St. Mark wrote about Jesus’ teaching in a synagogue in Capernaum where a man with an unclean spirit interrupted his lesson. No writer made a record of Jesus’ lesson, for everyone’s attention focused on the interrupter. Jesus, however, ordered the unclean spirit to leave, and after wracking the man, it left. “And they were all amazed, so that they debated among themselves, saying, ‘What is this? A new teaching with authority! He even commands the unclean spirits, and they obey him.’” (1:27)

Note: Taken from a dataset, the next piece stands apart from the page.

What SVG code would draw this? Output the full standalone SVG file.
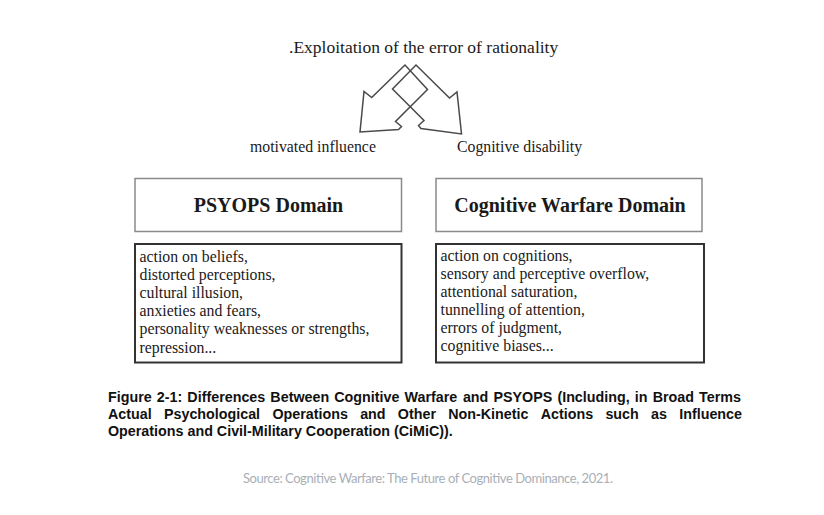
<svg xmlns="http://www.w3.org/2000/svg" width="824" height="515" viewBox="0 0 824 515">
<style>
.serif{font-family:"Liberation Serif","Times New Roman",serif;fill:#1a1a1a}
.lbl{font-size:15.8px}
.head{font-size:20px;font-weight:bold;text-anchor:middle}
.list{font-size:15.8px}
.hbox{fill:#fff;stroke:#8a8a8a;stroke-width:1.5}
.cbox{fill:#fff;stroke:#333;stroke-width:2}
.arrow{fill:none;stroke:#4a4a4a;stroke-width:1.5;stroke-linejoin:miter}
.cap{font-family:"Liberation Sans",Arial,sans-serif;font-weight:bold;font-size:14.3px;fill:#111}
.src{font-family:Lato,"Liberation Sans",sans-serif;font-size:13px;fill:#a9afb7}
</style>
<rect width="824" height="515" fill="#fff"/>
<g id="title">
<text class="serif" x="289" y="53" font-size="17.5">.Exploitation of the error of rationality</text>
</g>
<g id="connectors">
<polygon class="arrow" points="405,65 371.7,97.5 364,91.5 360,132 398.5,129.5 401.5,126.5 395.5,121.5 427.5,89.5"/>
<polygon class="arrow" points="416,65 449.5,98 457,92 461.5,134 421,128.5 418.5,125.5 424,120.5 392.5,89"/>
</g>
<g id="label-motivated">
<text class="serif lbl" x="250" y="152">motivated influence</text>
</g>
<g id="label-cognitive">
<text class="serif lbl" x="457" y="152">Cognitive disability</text>
</g>
<g id="psyops-header">
<rect class="hbox" x="135" y="178.5" width="266.5" height="53"/>
<text class="serif head" x="268.5" y="212">PSYOPS Domain</text>
</g>
<g id="cw-header">
<rect class="hbox" x="436" y="178.5" width="266" height="53"/>
<text class="serif head" x="570" y="212">Cognitive Warfare Domain</text>
</g>
<g id="psyops-list">
<rect class="cbox" x="135" y="244" width="266.5" height="118.5"/>
<text class="serif list">
<tspan x="139.5" y="261.5">action on beliefs,</tspan>
<tspan x="139.5" y="279.7">distorted perceptions,</tspan>
<tspan x="139.5" y="297.9">cultural illusion,</tspan>
<tspan x="139.5" y="316.1">anxieties and fears,</tspan>
<tspan x="139.5" y="334.3">personality weaknesses or strengths,</tspan>
<tspan x="139.5" y="352.5">repression...</tspan>
</text>
</g>
<g id="cw-list">
<rect class="cbox" x="436" y="244" width="268" height="118.5"/>
<text class="serif list">
<tspan x="440.5" y="261">action on cognitions,</tspan>
<tspan x="440.5" y="279">sensory and perceptive overflow,</tspan>
<tspan x="440.5" y="297">attentional saturation,</tspan>
<tspan x="440.5" y="315">tunnelling of attention,</tspan>
<tspan x="440.5" y="333">errors of judgment,</tspan>
<tspan x="440.5" y="351">cognitive biases...</tspan>
</text>
</g>
<g id="caption">
<text class="cap" y="401.5"><tspan x="108">Figure</tspan><tspan x="156.82">2-1:</tspan><tspan x="187.37">Differences</tspan><tspan x="270.37">Between</tspan><tspan x="334.29">Cognitive</tspan><tspan x="404.56">Warfare</tspan><tspan x="462.92">and</tspan><tspan x="493.47">PSYOPS</tspan><tspan x="557.41">(Including,</tspan><tspan x="634.83">in</tspan><tspan x="652.66">Broad</tspan><tspan x="699.09">Terms</tspan></text>
<text class="cap" y="418.5"><tspan x="108">Actual</tspan><tspan x="163.96">Psychological</tspan><tspan x="272.39">Operations</tspan><tspan x="360.14">and</tspan><tspan x="397.83">Other</tspan><tspan x="448.23">Non-Kinetic</tspan><tspan x="540.73">Actions</tspan><tspan x="605.43">such</tspan><tspan x="651.07">as</tspan><tspan x="679.23">Influence</tspan></text>
<text class="cap" x="108" y="435.5">Operations and Civil-Military Cooperation (CiMiC)).</text>
</g>
<g id="source">
<text class="src" x="243" y="482.5" textLength="370" lengthAdjust="spacing">Source: Cognitive Warfare: The Future of Cognitive Dominance, 2021.</text>
</g>
</svg>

It is likely that people gathered on the Sabbath to hear another scribal lesson based on a word or phrase of the Torah, how that word changed through time, and how it impacted the people in the audience. On this day, however, they heard from someone who likely had been teaching throughout the city; otherwise, the ruler of the synagogue would not have known of him or invited him to give the lesson. The audience was amazed that he taught with authority, not as an exegetical scribe. Then he ordered the unclean spirit who interrupted his lesson to depart, and it did. The audience was amazed by what they heard and saw. This was astonishing and new—a new teaching, a new authority, and a new command over an unclean spirit. Only Mark used this word for “amazed” in the New Testament, and it conveys the connotation of surprise almost to the point of terror or awe.
It is easy to imagine that eyes were opened wide in the synagogue that Sabbath as they grasped that something new, something amazing, something wonderful was in their midst.